To the Editor: There is plenty of blame being aimed at the Trump administration officials who used a commercial text platform to discuss the nation’s planned military actions in Yemen. 

They should all be held accountable.

However, there is another group equally responsible for this dangerous lack of professionalism: the senators who confirmed individuals so clearly unqualified for their positions. 

Rather than insisting that Trump nominate experienced, competent candidates, the Republicans on Capitol Hill capitulated to pressure, putting a team of underprepared individuals in critical government roles. Unfortunately, this may not be the last on-the-job security breach we see from this group. I hope I am wrong.

From Anne Krick in Warrenville, Illinois

To the Editor:  The bungling of a text chat hosted by Michael Waltz, the national security adviser, that included Marco Rubio, the secretary of state; the defense secretary Pete Hegseth; and Tulsi Gabbard, the director of national intelligence, clearly demonstrates that Elon Musk’s “government efficiency” efforts are focused on the wrong aspect of government. Instead of laying off thousands of dedicated hard-working government agency employees, he and his army of ax men should be examining the incompetence and inefficiency at the highest levels of government — in the form of the president’s appointees. The level of incompetence and inefficiency should keep them busy for quite a while.

From Ken Lefkowitz in Medford, New Jersey

To the Editor: If Trump truly were a strong leader, he would demand the resignations of Secretary of Defense Pete Hegseth and the national security adviser, Michael Waltz, for their involvement in the Signal affair. This move would demonstrate an unwavering commitment to the security of the nation and zero tolerance for incompetence and bad behavior among his senior leadership team. But instead the president has exposed his inherent weakness by responding with his usual denial, name-calling and bluster.

Our national security might have been compromised. Trump’s strongman shtick surely was.

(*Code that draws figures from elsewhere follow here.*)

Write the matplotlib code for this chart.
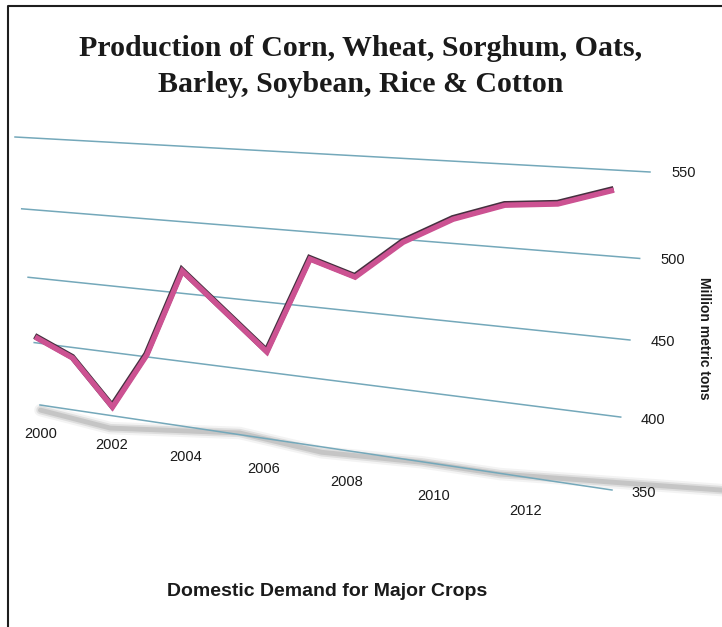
import numpy as np
import matplotlib
matplotlib.use('Agg')
import matplotlib.pyplot as plt
import matplotlib.patheffects as pe
from matplotlib.lines import Line2D
from matplotlib.transforms import Transform

# Domestic demand for major crops, million metric tons
years = [2000, 2001, 2002, 2003, 2004, 2006, 2007, 2008, 2009, 2010, 2011, 2012, 2013]
demand = [404.5, 391.7, 357.0, 401.3, 465.8, 414.7, 482.1, 472.9, 498.2, 515.0, 525.7, 528.5, 538.6]

grid_values = [350, 400, 450, 500, 550]
year_ticks = [2000, 2002, 2004, 2006, 2008, 2010, 2012]

# soft grey floor shadow under the chart
shadow_years = [1999.96, 2001.9, 2005.3, 2007.3, 2009.6, 2011.3, 2015.7]
shadow_values = [345.8, 339.7, 351.3, 345.9, 349.6, 349.5, 360.9]

X_MIN, X_MAX = 1999.96, 2013.6
Y_MIN, Y_MAX = 350, 550

W, H_PX = 722, 627
# plot plane corners on the page (pixels): top-left, top-right, bottom-left, bottom-right
FRAME = [(15, 137), (650, 172), (40, 405), (612, 490)]

PINK = '#cc5292'
PINK_EDGE = '#45303f'
GRID = '#74a8ba'


def homography(src, dst):
    A, b = [], []
    for (x, y), (X, Y) in zip(src, dst):
        A.append([x, y, 1, 0, 0, 0, -X * x, -X * y]); b.append(X)
        A.append([0, 0, 0, x, y, 1, -Y * x, -Y * y]); b.append(Y)
    h = np.linalg.solve(np.array(A, float), np.array(b, float))
    return np.append(h, 1).reshape(3, 3)


class PerspectiveTransform(Transform):
    """(year, value) -> page pixels, tilted like a plane seen at an angle."""
    input_dims = output_dims = 2
    is_separable = False
    has_inverse = False

    def __init__(self, mat):
        super().__init__()
        self.mat = mat

    def transform_non_affine(self, values):
        v = np.atleast_2d(np.asarray(values, float))
        u = (v[:, 0] - X_MIN) / (X_MAX - X_MIN)
        w = (v[:, 1] - Y_MIN) / (Y_MAX - Y_MIN)
        p = np.column_stack([u, w, np.ones_like(u)]) @ self.mat.T
        return p[:, :2] / p[:, 2:3]


fig = plt.figure(figsize=(W / 100, H_PX / 100), dpi=100)
ax = fig.add_axes([0, 0, 1, 1])
ax.set_autoscale_on(False)
ax.set_xlim(0, W)
ax.set_ylim(H_PX, 0)
ax.axis('off')

mat = homography([(0, 1), (1, 1), (0, 0), (1, 0)], FRAME)
persp = PerspectiveTransform(mat) + ax.transData

# floor shadow
for lw, a in [(9, 0.12), (6, 0.25), (3.5, 0.4)]:
    ax.plot(shadow_years, shadow_values, color='#a0a0a0', lw=lw, alpha=a,
            solid_capstyle='round', solid_joinstyle='round', transform=persp, zorder=1)

for v in grid_values:
    ax.plot([X_MIN, X_MAX], [v, v], color=GRID, lw=1.1, transform=persp, zorder=2)
    ax.text(X_MAX + 0.38, v, str(v), transform=persp, ha='left', va='center',
            fontsize=10.5, family='Liberation Sans', color='#1a1a1a')

for yr in year_ticks:
    ax.text(yr - 0.1, 326, str(yr), transform=persp, ha='center', va='center',
            fontsize=10.5, family='Liberation Sans', color='#1a1a1a')

ax.plot(years, demand, color=PINK, lw=3.9, transform=persp, zorder=4,
        solid_joinstyle='miter', solid_capstyle='butt',
        path_effects=[pe.Stroke(linewidth=4.4, foreground=PINK_EDGE, offset=(-0.3, 0.8)),
                      pe.Normal()])

fig.text(0.5, 1 - 48 / H_PX, 'Production of Corn, Wheat, Sorghum, Oats,', ha='center', va='center',
         fontsize=21.5, family='Liberation Serif', weight='bold', color='#1a1a1a')
fig.text(0.5, 1 - 84 / H_PX, 'Barley, Soybean, Rice & Cotton', ha='center', va='center',
         fontsize=21.5, family='Liberation Serif', weight='bold', color='#1a1a1a')

fig.text(704 / W, 1 - 338 / H_PX, 'Million metric tons', rotation=-90, ha='center', va='center',
         fontsize=10, family='Liberation Sans', weight='bold', color='#1a1a1a')
fig.text(327 / W, 1 - 592 / H_PX, 'Domestic Demand for Major Crops', ha='center', va='center',
         fontsize=14, family='Liberation Sans', weight='bold', color='#1a1a1a')

# page frame: top and left rules
fig.add_artist(Line2D([8 / W, 8 / W, 1], [0, 1 - 6 / H_PX, 1 - 6 / H_PX],
                      transform=fig.transFigure, color='#1e1e1e', lw=1.5))

fig.savefig('out.png', dpi=100)
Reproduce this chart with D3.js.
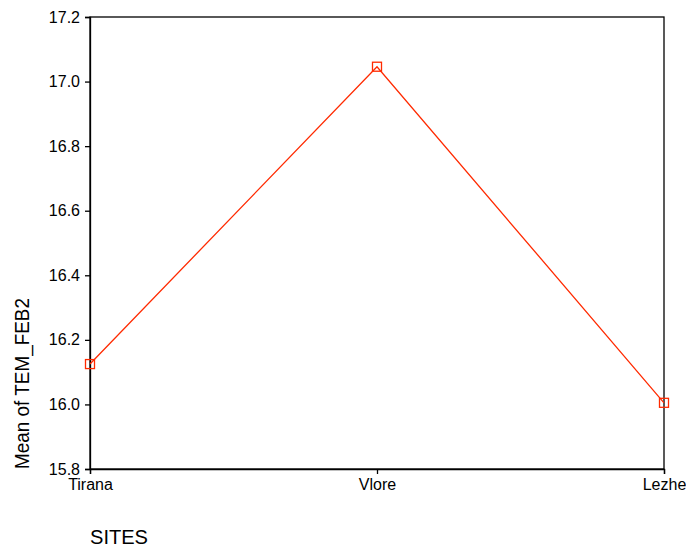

From Steve Nelson in Williamstown, Massachusetts

To the Editor:  Well, it didn’t take long for the wheels to start coming off the Trump administration’s clown car. Will this be enough for the supine Republican Congress to finally begin putting country over self?  And then there is the incompetent defense secretary, Pete Hegseth, calling Jeffrey Goldberg, the editor of  The Atlantic, a “so-called journalist.” This so-called journalist had more integrity and concern for our country than the Republicans who were on the security breached Signal group chat!